Here are the steps I followed:

go get github.com/terraform-providers/terraform-provider-aws
cd $GOPATH/src/github.com/terraform-providers/terraform-provider-aws
CGO_ENABLED=1 make build
cd -
cp $GOPATH/bin/terraform-provider-aws .terraform/plugins/darwin_amd64/terraform-provider-aws_v1.3.1_x4
terraform init

This is similar to the MRs we submitted to fix the nomad and vault brew formulas: https://github.com/Homebrew/homebrew-core/pull/7238 https://github.com/Homebrew/homebrew-core/pull/7246

But even if this is done for Terraform's brew formula, it still has an issue because the problem crops up with the providers in addition to core ala https://github.com/hashicorp/terraform/issues/3536 (maybe not, I only rebuilt the providers and it fixed the issues I was seeing in my use case).

radeksimko commented 6 years ago

@ramarnat what you're describing sounds like a problem with the built-in Go DNS resolver. AFAIK Nomad, Vault nor Terraform nor providers themselves implement custom DNS resolver.
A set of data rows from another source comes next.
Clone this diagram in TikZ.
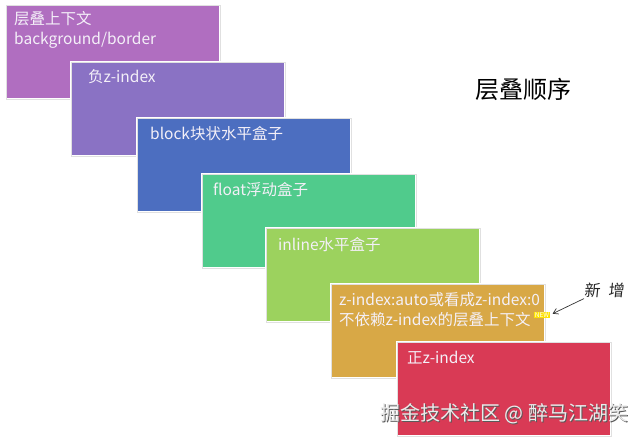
\documentclass[tikz,border=0pt]{standalone}
\usepackage{fontspec}
\setmainfont{Noto Sans CJK SC}
\usetikzlibrary{arrows.meta}
\definecolor{cA}{HTML}{B06EC0}
\definecolor{cB}{HTML}{8A72C4}
\definecolor{cC}{HTML}{4C6EC0}
\definecolor{cD}{HTML}{50CB8C}
\definecolor{cE}{HTML}{9CD25E}
\definecolor{cF}{HTML}{D8A846}
\definecolor{cG}{HTML}{D93A55}
\definecolor{txt}{HTML}{F4F0F8}
\tikzset{
  layer/.style={draw=white, line width=2pt, anchor=north west, minimum width=214pt, minimum height=94pt, inner sep=0pt, outer sep=0pt,
     postaction={draw=black!12, line width=0.6pt}},
  lbl/.style={anchor=west, text=txt, font=\fontsize{15.5}{20}\selectfont, inner sep=0pt, align=left},
  wmark/.style={anchor=west, font=\fontsize{20}{22}\selectfont, inner sep=0pt},
}
\begin{document}
\begin{tikzpicture}[x=1pt,y=-1pt]
\useasboundingbox[fill=white] (0,0) rectangle (643,445);
\node[layer, fill=cA] (b1) at (6,5) {};
\node[lbl, anchor=north west] (t1) at (14,11) {层叠上下文\\background/border};
\node[layer, fill=cB] (b2) at (71,62) {};
\node[lbl] (t2) at (88,77) {负z-index};
\node[layer, fill=cC] (b3) at (137,118) {};
\node[lbl] (t3) at (150,134) {block块状水平盒子};
\node[layer, fill=cD] (b4) at (202,174) {};
\node[lbl] (t4) at (213,190) {float浮动盒子};
\node[layer, fill=cE] (b5) at (266,228) {};
\node[lbl] (t5) at (278,245) {inline水平盒子};
\node[layer, fill=cF] (b6) at (331,284) {};
\node[lbl, anchor=north west] (t6) at (339,292) {z-index:auto或看成z-index:0\\不依赖z-index的层叠上下文};
\node[fill=yellow!85!orange, text=white, font=\fontsize{6.5}{6.5}\selectfont, inner sep=0.6pt, anchor=west] (new) at (534,315) {NEW};
\node[layer, fill=cG] (b7) at (397,342) {};
\node[lbl] (t7) at (407,358) {正z-index};
\node[anchor=west, font=\fontsize{24}{28}\selectfont, inner sep=0pt] (title) at (475,89) {层叠顺序};
\node[anchor=west, font=\fontsize{16}{18}\selectfont\addfontfeature{FakeSlant=0.1}, inner sep=0pt, text=black!85] (xz) at (584,290) {新\,\,\,增};
\draw[-{Straight Barb[length=5pt,width=6pt]}, line width=0.7pt, black!80, shorten >=3pt] ([shift={(0,1)}]xz.south west) -- (new.east);
\node[wmark, text=black!65] (wms) at (381,414.8) {掘金技术社区 @ 醉马江湖笑};
\node[wmark, text=white!92!black] (wm) at (380,414) {掘金技术社区 @ 醉马江湖笑};
\end{tikzpicture}
\end{document}
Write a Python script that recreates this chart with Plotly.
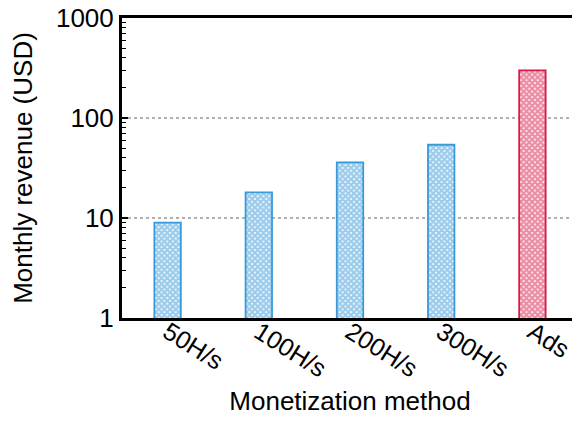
import plotly.graph_objects as go

categories = ["50H/s", "100H/s", "200H/s", "300H/s", "Ads"]
revenue = [9, 18, 36, 54, 300]
bar_colors = ["#3a9ad9", "#3a9ad9", "#3a9ad9", "#3a9ad9", "#d81b4a"]
y_tickvals = [1, 10, 100, 1000]
y_ticktext = ["1", "10", "100", "1000"]
y_minor_vals = [m * d for d in (1, 10, 100) for m in range(2, 10)]

FONT = "Liberation Sans, Arial, Helvetica, sans-serif"

fig = go.Figure()
fig.add_trace(go.Bar(
    x=categories,
    y=revenue,
    width=0.29,
    marker=dict(
        color="white",
        line=dict(color=bar_colors, width=1.8),
        pattern=dict(shape="x", fgcolor=bar_colors, bgcolor="white", size=4, solidity=0.8),
    ),
    showlegend=False,
))
# invisible trace so the right-hand mirror axis gets drawn
fig.add_trace(go.Scatter(
    x=categories, y=revenue, yaxis="y2", mode="none",
    hoverinfo="skip", showlegend=False,
))

# the page body adds an 8px offset; size and margins compensate for it
fig.update_layout(
    width=572, height=408,
    margin=dict(l=114, r=2, t=10, b=98),
    paper_bgcolor="white", plot_bgcolor="white",
    font=dict(family=FONT, size=26, color="black"),
    yaxis2=dict(
        overlaying="y", side="right", anchor="x", type="log", range=[0, 3],
        automargin=False, showticklabels=False, showgrid=False, zeroline=False,
        tickmode="array", tickvals=y_tickvals,
        showline=True, linewidth=1.5, linecolor="black",
        ticks="inside", ticklen=6, tickwidth=1.5, tickcolor="black",
        minor=dict(tickmode="array", tickvals=y_minor_vals, ticks="inside",
                   ticklen=4, tickwidth=1.2, tickcolor="black", showgrid=False),
    ),
)
fig.update_xaxes(
    automargin=False,
    showline=True, linewidth=3, linecolor="black", mirror=True,
    ticks="", tickangle=32, tickfont=dict(size=25), ticklabelstandoff=-13,
    title=dict(text="Monetization method", font=dict(size=26), standoff=18),
    showgrid=False,
)
fig.update_layout(yaxis=dict(
    automargin=False,
    type="log", range=[0, 3],
    tickmode="array", tickvals=y_tickvals, ticktext=y_ticktext,
    showline=True, linewidth=3, linecolor="black", mirror=False,
    ticks="inside", ticklen=6, tickwidth=1.5, tickcolor="black",
    tickfont=dict(size=26), ticklabeloverflow="allow",
    minor=dict(tickmode="array", tickvals=y_minor_vals, ticks="inside",
               ticklen=4, tickwidth=1.2, tickcolor="black", showgrid=False),
    showgrid=True, gridcolor="#b0b0b0", gridwidth=2, griddash="dot",
    title=dict(text="Monthly revenue (USD)", font=dict(size=26), standoff=16),
    zeroline=False,
))
fig.write_html("out.html")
See https://golang.org/pkg/net/#hdr-Name_Resolution

Can you try and reproduce this outside of HashiCorp tools with a snippet of Go code that's just calling out to any known hostname?

Let me know if you need any help with that - eventually I can build a binary for you, but I'll need to know your target platform (OS + arch).

There must be something unique/different about your DNS - I'm not suggesting it's necessarily wrong, but unique enough that many others (incl. myself) are unable to reproduce this problem.

ramarnat commented 6 years ago

yep, this is absolutely because of the way Go does resolution. Specifically, a dynamic build (hence the CGO_ENABLED) will utilize native OS X DNS resolution (inspect-able with scutil --dns) rather than the DNS resolvers defined in /etc/resolv.conf. Other behavioral differences are possible as well. If any issues occur, and if you don't need the corporate vpn, split dns use cases, it is better to stick with the static build. But if you do, following the above steps will fix the issue, but unlike brew install nomad --with-dynamic where it was possible to MR an optional flag, I don't know how easy it would be to provide that sort of option for terraform to seamlessly download a dynamically linked version when doing the init.

That said, for folks who are willing to take a couple of extra steps, they can get past the issue by following the steps I put out above, which was the main reason for posting, at least till a more elegant solution could be found.

radeksimko commented 6 years ago

AFAIK we don't have any near-term plans for building with CGO as cross-platform compilation becomes potentially non-trivial and related maintenance of that likewise.

However if we can find a solution in pure Go I'm sure we'd be happy to look into that (assuming it solves majority of the issues mentioned here and in the other core issue). After all that's why all of HashiCorp tools use https://github.com/mitchellh/go-homedir for homedir lookup - to avoid CGO. Admittedly we don't need to do that anymore since go 1.9, but hopefully that gives you an idea of our direction and way of thinking.

databrecht commented 6 years ago

@arohter did you ever solve this? We have the same issue and are also using Umbrella

nohealy commented 6 years ago

Thanks to all for the contributions above, switching DNS servers from Googles 8.8.8.8/8.8.4.4 to another DNS server fixed the issue for me.

aharrison7 commented 6 years ago

We are aware of an issue with Terraform while using the Umbrella Roaming Client - specifically surrounding the large DNS responses on OSX of lambda.us-west-2.amazonaws.com

; MSG SIZE rcvd: 715

Since this is above the RFC 512 bytes for UDP DNS, this was causing a failure. Our roaming client version 2.0.62+ on OSX includes a fix for this issue and standard DNS queries are correctly truncated to 512 bytes and are once again able to be handled by Terraform. Note, this does happen with the roaming client on OSX; however, it would occur for any UDP DNS response over 512 bytes (use dig not nslookup) hence we're seeing reports across multiple providers at different times.

For lower versions of the client, a workaround is adding the domain lambda.us-west-2.amazonaws.com to your hosts file to ensure it resolves to an IP you receive when querying lambda.us-west-2.amazonaws.com.

ghost commented 4 years ago

I'm going to lock this issue because it has been closed for 30 days ⏳. This helps our maintainers find and focus on the active issues.

If you feel this issue should be reopened, we encourage creating a new issue linking back to this one for added context. Thanks!